Advantages of going with a single vendor approach for Cloud
- Easier management of products, services, support and effective governance. This is a major advantage.
- Better integration between the vendor products could result in fewer complexities and overheads.
- Cloud Products may not build with open standards in mind. But building solutions on top of new products offered by cloud services would result in bringing products to the market faster. This can lead to cost savings with reduced maintenance, monitoring and support.
Issues associated with Vendor Lock-in
- Companies tie-up with the vendor and are at the mercy of the vendor for pricing. One change in the pricing by a few dollars could result in a huge cloud bill. This can make or break companies, especially in the start-up world.
- When a particular cloud vendor is being evaluated, there might not have been a significant cost difference. But over time as the other vendor reduces the price, the option of taking advantage of cost reduction by moving to other vendors may not be possible. Due to tight integration between products, negotiation for better deals/discounts may not be possible. Some companies that use core products offer mild threats to cloud vendors about porting out to other companies. This helps them to negotiate better deals and that is no not possible.
- There is no easier way to migrate unless there was a conscious smart decision taken during the initial architecture and design phase. This can help to reduce the impact of the lock-in. Migrate to a new cloud in worst cases could very well be a re-write.
What does it mean to avoid vendor lock-in? Multi-cloud.
Building solutions that can be run on multiple cloud providers. For large companies at the scale of Google, Microsoft, Uber, Netflix etc., the multi-cloud makes absolute business sense. It looks like a no-brainer that multi-cloud must be the default mindset. But the challenge of building solutions already in the cloud is pretty complex. The multi-cloud approach would take up significant time and resources to manage such a complex setup.
Even though Cloud has been there for a decade now, companies are only now adopting at a large scale. Resiliency, Availability and Recovery designed at a region level amongst multiple availability zones and cross-region availability. Management of resources is already proving to be a challenge with cost and associated overheads. With so many complexities even in a single cloud setup, the multi-cloud approach should be carefully considered. Unless otherwise there is a strong business case to move multi-cloud, this is not recommended for all.
So how to think about Vendor Lock-In and ways to reduce it
1. Design applications with a hexagonal architecture
Hexagonal architecture has a layered approach. The business logic and entities are core to the system. Adapters and Controllers are a way to interact with these objects. The technology and vendor components at the peripheral layer and can be replaced easily.
For example, if we are to use Amazon DynamoDB, do not introduce DynamoDB and its interaction in every layer. Any and every part of the application needs to connect to a data layer to get data in a standard way. This data layer will be the only layer that talks to DynamoDB. To replace DynamoDB, the data layer contract would not change. Application components would continue to talk to the data layer in the same way. But the implementation at the data layer may change to talk to MongoDB instead of DynamoDB. So a conscious approach of clever design and architecture could help us deal with this problem better.

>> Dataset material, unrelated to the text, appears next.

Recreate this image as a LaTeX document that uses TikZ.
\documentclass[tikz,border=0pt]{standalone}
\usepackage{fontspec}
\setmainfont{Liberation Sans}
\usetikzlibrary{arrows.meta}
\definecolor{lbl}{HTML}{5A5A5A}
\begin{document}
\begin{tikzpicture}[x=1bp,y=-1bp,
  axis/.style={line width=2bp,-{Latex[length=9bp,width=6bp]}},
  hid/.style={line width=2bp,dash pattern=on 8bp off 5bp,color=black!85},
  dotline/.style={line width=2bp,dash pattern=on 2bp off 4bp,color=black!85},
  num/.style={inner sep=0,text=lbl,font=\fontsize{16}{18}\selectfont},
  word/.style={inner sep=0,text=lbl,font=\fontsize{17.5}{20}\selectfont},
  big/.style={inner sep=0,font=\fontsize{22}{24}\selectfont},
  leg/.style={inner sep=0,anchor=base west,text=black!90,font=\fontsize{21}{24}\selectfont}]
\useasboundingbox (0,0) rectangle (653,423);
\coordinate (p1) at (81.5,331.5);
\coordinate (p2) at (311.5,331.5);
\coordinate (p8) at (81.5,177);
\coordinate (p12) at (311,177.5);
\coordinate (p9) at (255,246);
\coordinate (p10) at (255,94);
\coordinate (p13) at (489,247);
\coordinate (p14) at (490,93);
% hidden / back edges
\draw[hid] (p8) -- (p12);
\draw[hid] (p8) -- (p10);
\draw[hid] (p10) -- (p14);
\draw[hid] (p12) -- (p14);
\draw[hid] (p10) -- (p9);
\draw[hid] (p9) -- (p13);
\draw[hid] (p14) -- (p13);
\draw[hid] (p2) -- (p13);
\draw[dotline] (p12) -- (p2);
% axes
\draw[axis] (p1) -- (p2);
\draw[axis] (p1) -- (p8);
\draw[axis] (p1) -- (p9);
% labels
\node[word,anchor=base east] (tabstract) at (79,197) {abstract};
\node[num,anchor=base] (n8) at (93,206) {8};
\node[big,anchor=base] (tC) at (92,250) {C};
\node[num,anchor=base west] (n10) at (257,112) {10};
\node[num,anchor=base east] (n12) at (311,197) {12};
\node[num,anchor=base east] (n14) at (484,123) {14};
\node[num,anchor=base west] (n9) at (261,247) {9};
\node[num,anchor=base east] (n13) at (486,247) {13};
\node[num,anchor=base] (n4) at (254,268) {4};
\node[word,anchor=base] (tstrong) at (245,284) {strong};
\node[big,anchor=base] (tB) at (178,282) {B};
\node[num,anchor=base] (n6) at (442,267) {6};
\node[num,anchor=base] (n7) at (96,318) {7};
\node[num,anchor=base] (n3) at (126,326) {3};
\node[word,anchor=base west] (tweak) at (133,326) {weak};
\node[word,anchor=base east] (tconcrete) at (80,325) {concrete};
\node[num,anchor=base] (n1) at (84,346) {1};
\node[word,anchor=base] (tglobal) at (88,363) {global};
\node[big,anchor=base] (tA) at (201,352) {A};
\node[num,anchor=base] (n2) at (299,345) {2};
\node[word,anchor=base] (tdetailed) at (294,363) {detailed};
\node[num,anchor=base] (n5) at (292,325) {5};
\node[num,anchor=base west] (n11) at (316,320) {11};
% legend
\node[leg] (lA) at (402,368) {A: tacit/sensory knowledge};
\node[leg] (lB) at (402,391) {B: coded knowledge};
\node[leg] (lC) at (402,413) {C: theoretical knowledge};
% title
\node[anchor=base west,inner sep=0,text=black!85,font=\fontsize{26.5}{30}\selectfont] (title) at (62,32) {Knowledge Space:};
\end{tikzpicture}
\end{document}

2. Choose services from other cloud vendors when they deem fit
Depending on the use-case, if there are few services from other good cloud vendors, choose them. For example, Google Cloud may offer better services like Machine Learning / AI etc. Even though an organization may be currently all in AWS, it would make sense to choose Google Cloud for the use-case and make the best use of it. Even though the resulting overhead and complexities may be extra, it would still make absolute business sense.

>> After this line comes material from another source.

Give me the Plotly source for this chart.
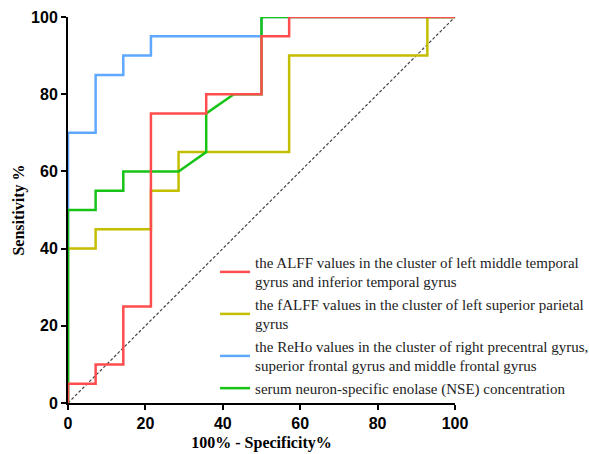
import plotly.graph_objects as go

# False positive rate steps (100% - Specificity%), 14 negatives
alff_x = [0, 0, 7.14, 7.14, 14.29, 14.29, 21.43, 21.43, 35.71, 35.71, 50, 50, 57.14, 57.14, 100]
alff_y = [0, 5, 5, 10, 10, 25, 25, 75, 75, 80, 80, 95, 95, 100, 100]

falff_x = [0, 0, 7.14, 7.14, 21.43, 21.43, 28.57, 28.57, 57.14, 57.14, 92.86, 92.86, 100]
falff_y = [0, 40, 40, 45, 45, 55, 55, 65, 65, 90, 90, 100, 100]

reho_x = [0, 0, 7.14, 7.14, 14.29, 14.29, 21.43, 21.43, 50, 50, 100]
reho_y = [0, 70, 70, 85, 85, 90, 90, 95, 95, 100, 100]

nse_x = [0, 0, 7.14, 7.14, 14.29, 14.29, 28.57, 35.71, 35.71, 42.86, 50, 50, 100]
nse_y = [0, 50, 50, 55, 55, 60, 60, 65, 75, 80, 80, 100, 100]

ref_x = [0, 100]
ref_y = [0, 100]

tick_vals = [0, 20, 40, 60, 80, 100]

names = [
    "the ALFF values in the cluster of left middle temporal<br>gyrus and inferior temporal gyrus",
    "the fALFF values in the cluster of left superior parietal<br>gyrus",
    "the ReHo values in the cluster of right precentral gyrus,<br>superior frontal gyrus and middle frontal gyrus",
    "serum neuron-specific enolase (NSE) concentration",
]
colors = ["#FF4D4D", "#C4BE00", "#5FA8FF", "#17C317"]

fig = go.Figure()
fig.add_trace(go.Scatter(x=ref_x, y=ref_y, mode="lines", showlegend=False,
                         line=dict(color="#444444", width=1.2, dash="3px,2px"), cliponaxis=False))

series = {
    0: (alff_x, alff_y),
    1: (falff_x, falff_y),
    2: (reho_x, reho_y),
    3: (nse_x, nse_y),
}
draw_order = [2, 1, 3, 0]
for i in draw_order:
    xs, ys = series[i]
    fig.add_trace(go.Scatter(x=xs, y=ys, mode="lines", name=names[i], legendrank=i + 1,
                             line=dict(color=colors[i], width=2.5), cliponaxis=False))

serif = "Liberation Serif, Times New Roman, serif"
sans = "Liberation Sans, Arial, sans-serif"

fig.update_layout(
    width=589, height=454,
    margin=dict(l=68, r=134, t=17, b=51, autoexpand=False),
    plot_bgcolor="white", paper_bgcolor="white",
    showlegend=True,
    legend=dict(x=0.38, y=0.407, xanchor="left", yanchor="top",
                font=dict(family=serif, size=15, color="#222222"),
                bgcolor="rgba(0,0,0,0)", tracegroupgap=0, traceorder="normal"),
)
common = dict(range=[0, 100], tickvals=tick_vals, showgrid=False, zeroline=False,
              showline=True, linecolor="black", linewidth=2, ticks="outside", ticklen=5,
              tickwidth=2, tickcolor="black", layer="below traces", automargin=False,
              tickfont=dict(family=sans, size=16, color="black", weight="bold"))
fig.update_xaxes(**common,
                 title=dict(text="<b>100% - Specificity%</b>",
                            font=dict(family=serif, size=16, color="black"),
                            standoff=6))
fig.update_yaxes(**common,
                 title=dict(text="<b>Sensitivity %</b>",
                            font=dict(family=serif, size=16, color="black"),
                            standoff=2))

fig.write_html("out.html", config={"displayModeBar": False},
               post_script="document.body.style.margin='0';document.body.style.overflow='hidden';")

3. Think of workflow portability
Instead of designing for workload portability, workflow portability can help. For example, the choice of Infrastructure As Code ( IAC ) for AWS could very well be Terraform instead of AWS’s own Cloud Formation. With Terraform, there may be more work required to write scripts for another vendor stack. But there is a way to manage and re-use the workflow within Terraform for multi-cloud scenarios.
Standards and Interoperability in Cloud World may take a long time
Standards and Interoperability may not be the focus for market-leading cloud vendors like AWS or Microsoft. They would want customers to be in their offerings. There is no incentive for these companies to think of standards. It is with vendors like Oracle, IBM Open Shift pushing the multi-cloud and standard offerings. It is their only way to stay relevant in the market. Google Cloud and others champion Kubernetes and containers and often claim how it helps to avoid vendor lock-in. But then running Kubernetes is going to take significant resources.
Implementation of Resources Identity, Access and Security Policies are different with every vendor. Cloud Security is a big focus area for all companies. Dealing with security in a multi-cloud setup would make things even complex. If AWS comes up with Lambda, Google comes up with Cloud Run which based on open standards of Docker though some aspects of it may not be open at all. Google Cloud tries to champion the K-Native movement as well. But no one else seems to be marching behind this idea. So there is no point in choosing services that have open standards and are portable at this point. Cloud adoption is still maturing and it may take a while to get there.
So what should we do in 2020? Go All-in with a single cloud provider
Every tech company would want to retain or lure the pie from others to increase their revenue. And the approach of each vendor is mostly self-serving. It becomes necessary to consider all these points and build architecture in a way that it is easier to port the applications. There is no point in not building services that are cloud-native leveraging all good innovations in the cloud just to avoid vendor lock-in. Every extra line of code written or the extra server that we manage will always incur a cost, be it resources, maintenance and management.
The yearly IT spend of organizations is currently around 1.8 trillion dollars. Cloud vendors have a together annualised run rate of 80 billion dollars. There is enough pie for all cloud providers to grow and hence would not be particularly looking to increase the cost. For the next 5-10 years, Vendor lock-in would not matter as the cloud adoption is still evolving and everyone is figuring out this beast. So unless otherwise there is a clear business case, I would not urge anyone to think of multi-cloud or vendor lock-in. The focus must be building applications to wow customers and end-users. This includes smart architecture and design choices that can help in porting out to another vendor if the situation demands.